Inside look at San Francisco's bid to split with PG&E

San Francisco’s stalled bid to break up with Pacific Gas and Electric Company (PG&E) and provide public power appears to be gaining traction amid frustration over the massive blackout in December and state regulators having recently given PG&E until October to set a justifiable price for the city to acquire its grid.

The fire and outage at PG&E’s Mission substation south of market left merchants on Irving Street in the city’s Sunset District without power for three days. The outage hit on the Saturday before Christmas, and the eve of the Chinese winter solstice celebration, confounding Rose Chen, who runs BBQ King and who stocked up for the Internet sales crush.

“We prepared a lot of food for the winter festival,” she said, only to watch it spoil when the outage stretched on for three says. “We can’t do anything.”

It was the same across the street at Tina Zheng’s Irvine Seafood Market.

“Everything is messed up, we cannot do business,” she said, so she and her husband filled their van with fish and ended up sleeping in the vehicle, using its power to keep cool water circulating in a plastic bin to keep them alive.

But in the end, the fish didn’t survive, and the market suffered losses of more than $10,000.

For public power supporters like city Supervisor Matt Dorsey, the December nightmare was only the latest in a string of blackouts and mishaps that they believe could be avoided if the city took over the grid.

“It’s s time for PG&E to be replaced,” Dorsey said in a recent interview. “It’s time for San Francisco to have a municipally owned utility.”

In February, Dorsey chaired a hearing of the public safety committee to push for answers from PG&E.

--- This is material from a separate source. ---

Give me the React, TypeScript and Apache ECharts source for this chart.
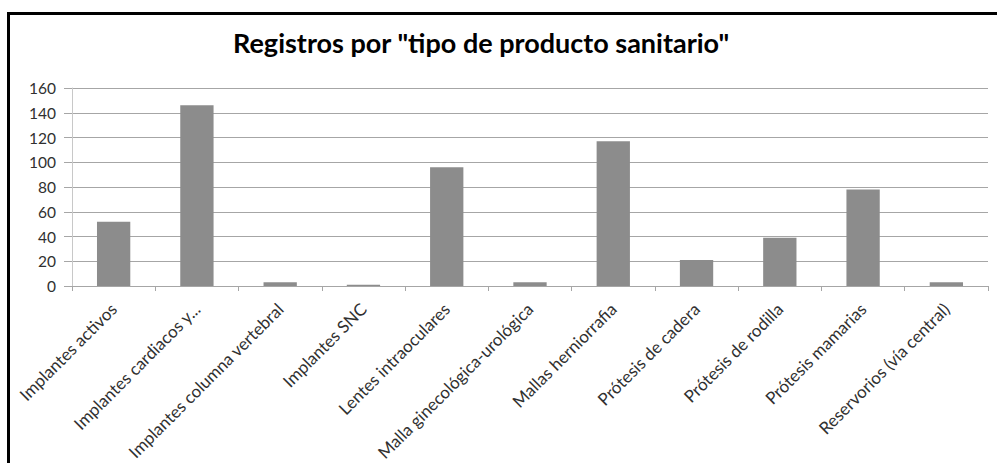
import React, { useEffect, useRef } from "react";
import * as echarts from "echarts";

const categories = [
  "Implantes activos",
  "Implantes cardiacos y...",
  "Implantes columna vertebral",
  "Implantes SNC",
  "Lentes intraoculares",
  "Malla ginecológica-urológica",
  "Mallas herniorrafia",
  "Prótesis de cadera",
  "Prótesis de rodilla",
  "Prótesis mamarias",
  "Reservorios (vía central)",
];
const values = [52, 146, 3, 1, 96, 3, 117, 21, 39, 78, 3];
const titleText = 'Registros por "tipo de producto sanitario"';
const yMin = 0;
const yMax = 160;
const yStep = 20;

export default function App() {
  const ref = useRef<HTMLDivElement>(null);
  useEffect(() => {
    if (!ref.current) return;
    const chart = echarts.init(ref.current, null, { renderer: "svg" });
    chart.setOption({
      animation: false,
      backgroundColor: "#ffffff",
      textStyle: { fontFamily: "Lato" },
      title: {
        text: titleText,
        left: 233,
        top: 29,
        padding: 0,
        textStyle: { fontFamily: "Lato", fontWeight: "bold", fontSize: 27, color: "#000000" },
      },
      graphic: [
        { type: "rect", shape: { x: 7, y: 12, width: 3, height: 451 }, style: { fill: "#000000" } },
        { type: "rect", shape: { x: 7, y: 12, width: 990, height: 3 }, style: { fill: "#000000" } },
      ],
      grid: { left: 72, right: 9, top: 88, height: 198, containLabel: false, outerBoundsMode: "none" },
      xAxis: {
        type: "category",
        data: categories,
        axisLine: { show: true, lineStyle: { color: "#a6a6a6", width: 1 } },
        axisTick: { show: true, length: 5, lineStyle: { color: "#a6a6a6" } },
        axisLabel: {
          rotate: 45,
          interval: 0,
          margin: 20,
          fontSize: 17,
          fontFamily: "Lato",
          color: "#303030",
        },
      },
      yAxis: {
        type: "value",
        min: yMin,
        max: yMax,
        interval: yStep,
        axisLine: { show: true, lineStyle: { color: "#c8c8c8", width: 1 } },
        axisTick: { show: true, inside: false, length: 8, lineStyle: { color: "#a6a6a6" } },
        splitLine: { show: true, lineStyle: { color: "#a6a6a6", width: 1 } },
        axisLabel: { margin: 16, fontSize: 15.5, fontFamily: "Lato", color: "#303030" },
      },
      series: [
        {
          type: "bar",
          data: values,
          barWidth: "40%",
          itemStyle: { color: "#8c8c8c" },
        },
      ],
    });
    return () => chart.dispose();
  }, []);
  return (
    <div
      ref={ref}
      style={{ position: "absolute", left: 0, top: 0, width: 997, height: 463 }}
    />
  );
}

“For more than 120 years we have had the humbling privilege of serving this city and we do not take this responsibility lightly,” PG&E’s CEO Sumeet Singh told the committee, noting that the fire broke out when a single circuit breaker failed at a facility the utility had previously spent $200 million to upgrade.

“You just expect that these things are going to get better and they never do,” Dorsey said, adding that while he welcomes the utility taking responsibility, the fire in December was the third at the same substation and that month alone, there were seven outages citywide.

“There was a time that PG&E could point to their great record on reliability and safety, and I think that ship sailed a couple decades ago.”

It was in the wake of the PG&E’s bankruptcy – sparked in part by a string of disastrous wildfires – that the city first offered PG&E $2.5 billion for its power lines, poles and substation equipment. That was in 2019. The utility has twice rejected those offers, saying they were too low and were not in PG&E’s or its customers, best interest.

The city has since taken its case to the state’s Public Utilities Commission, hoping to move the process along. The CPUC has now given the city until April to come up with a final, updated offer to buy the company’s assets. A regulatory law judge has given the utility until October to respond with its own appraisal.

“If you were to take them over, you’re basically saying, ‘okay, any potential savings, I’m paying upfront to PG&E to make them go away,’’’ says Mark Ellis, a former chief utility consultant turned consultant. He says the price tag PG&E comes up with may be far more than San Francisco can pay with bonds — and still hope to lower bills.

“To me, the big issue is like the rates are just too high and they keep going up,” he says, adding that the city should be pushing for regulatory rate reform instead of an outright takeover.

“No one’s saying it’s going to be an easy path,” said San Francisco City Attorney David Chiu, who is leading the regulatory battle to force PG&E to the table. He says under the law, PG&E can’t just name any price. It must be reasonable and justified as a fair market value. Meanwhile, he says, every day the complex process goes on, is another day San Franciscans must put up with all the problems.

“This is putting the safety of our residents at risk,” Chiu says.

While the city has concerns about reliability and safety, so does PG&E, which has long argued the city lacks experience needed to run a sizable power grid, let alone run it less expensively.

“We’re up to the task,” says Barbara Hale, assistant general manager of the San Francisco Public Utilities Commission. She says the city has plenty of experience. “2.7 million customers rely on their critical water services from this agency — we can step up and do the same for electricity.’’

The SFPUC runs Hetch Hetchy power, delivering both water and power from Yosemite to the city. It also maintains lines to deliver power to city customers generated by a solar array at the Sunset Reservoir.

As for PG&E, company official Sarah Yoell acknowledged to the Board of Supervisors in February that the breakdowns during December’s blackout were an unacceptable lapse. She pledged to quickly compensate businesses.

“We know that during the outage and in the days that followed, we did not meet our high standards of performance, she said. “We must do better.”

On Irving Street, Rose Chen says PG&E is typically reliable – and did make good on its promise recently to compensate for her losses from December.

“PG&E did a good job, but sometimes accidents happen. You never know.”